# [Data segment]
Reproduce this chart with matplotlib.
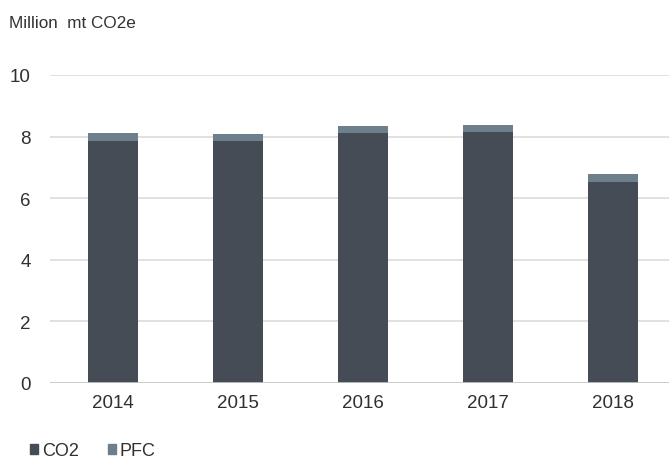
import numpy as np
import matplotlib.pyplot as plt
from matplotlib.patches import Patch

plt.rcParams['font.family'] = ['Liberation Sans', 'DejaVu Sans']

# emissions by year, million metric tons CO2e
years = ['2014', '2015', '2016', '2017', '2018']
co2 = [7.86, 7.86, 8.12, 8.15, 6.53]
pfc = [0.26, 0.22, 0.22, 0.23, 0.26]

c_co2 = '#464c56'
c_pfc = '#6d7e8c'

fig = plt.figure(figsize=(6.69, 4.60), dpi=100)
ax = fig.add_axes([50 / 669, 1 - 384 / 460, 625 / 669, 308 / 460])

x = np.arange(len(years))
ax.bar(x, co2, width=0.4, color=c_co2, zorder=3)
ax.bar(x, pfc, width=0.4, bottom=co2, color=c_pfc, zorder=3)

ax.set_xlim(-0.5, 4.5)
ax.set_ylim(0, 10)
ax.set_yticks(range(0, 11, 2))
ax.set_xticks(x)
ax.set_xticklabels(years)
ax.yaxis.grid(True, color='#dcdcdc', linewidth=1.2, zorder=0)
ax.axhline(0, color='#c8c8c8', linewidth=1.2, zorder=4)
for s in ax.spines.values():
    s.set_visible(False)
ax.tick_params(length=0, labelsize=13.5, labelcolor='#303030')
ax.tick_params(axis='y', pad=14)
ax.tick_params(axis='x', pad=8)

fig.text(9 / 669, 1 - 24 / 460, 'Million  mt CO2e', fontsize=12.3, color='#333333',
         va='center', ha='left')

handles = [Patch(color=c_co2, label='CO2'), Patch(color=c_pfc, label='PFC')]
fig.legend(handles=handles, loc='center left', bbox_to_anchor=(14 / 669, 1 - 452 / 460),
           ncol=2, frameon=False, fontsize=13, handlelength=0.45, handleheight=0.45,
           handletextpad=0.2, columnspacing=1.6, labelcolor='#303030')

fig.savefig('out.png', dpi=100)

# [Task details]
Your task is to restate word for word the lines from the top of the data to the line containing "va='center', ha='left')", both ends included, with every picture left out.

# [Solution]
Reproduce this chart with matplotlib.
import numpy as np
import matplotlib.pyplot as plt
from matplotlib.patches import Patch

plt.rcParams['font.family'] = ['Liberation Sans', 'DejaVu Sans']

# emissions by year, million metric tons CO2e
years = ['2014', '2015', '2016', '2017', '2018']
co2 = [7.86, 7.86, 8.12, 8.15, 6.53]
pfc = [0.26, 0.22, 0.22, 0.23, 0.26]

c_co2 = '#464c56'
c_pfc = '#6d7e8c'

fig = plt.figure(figsize=(6.69, 4.60), dpi=100)
ax = fig.add_axes([50 / 669, 1 - 384 / 460, 625 / 669, 308 / 460])

x = np.arange(len(years))
ax.bar(x, co2, width=0.4, color=c_co2, zorder=3)
ax.bar(x, pfc, width=0.4, bottom=co2, color=c_pfc, zorder=3)

ax.set_xlim(-0.5, 4.5)
ax.set_ylim(0, 10)
ax.set_yticks(range(0, 11, 2))
ax.set_xticks(x)
ax.set_xticklabels(years)
ax.yaxis.grid(True, color='#dcdcdc', linewidth=1.2, zorder=0)
ax.axhline(0, color='#c8c8c8', linewidth=1.2, zorder=4)
for s in ax.spines.values():
    s.set_visible(False)
ax.tick_params(length=0, labelsize=13.5, labelcolor='#303030')
ax.tick_params(axis='y', pad=14)
ax.tick_params(axis='x', pad=8)

fig.text(9 / 669, 1 - 24 / 460, 'Million  mt CO2e', fontsize=12.3, color='#333333',
         va='center', ha='left')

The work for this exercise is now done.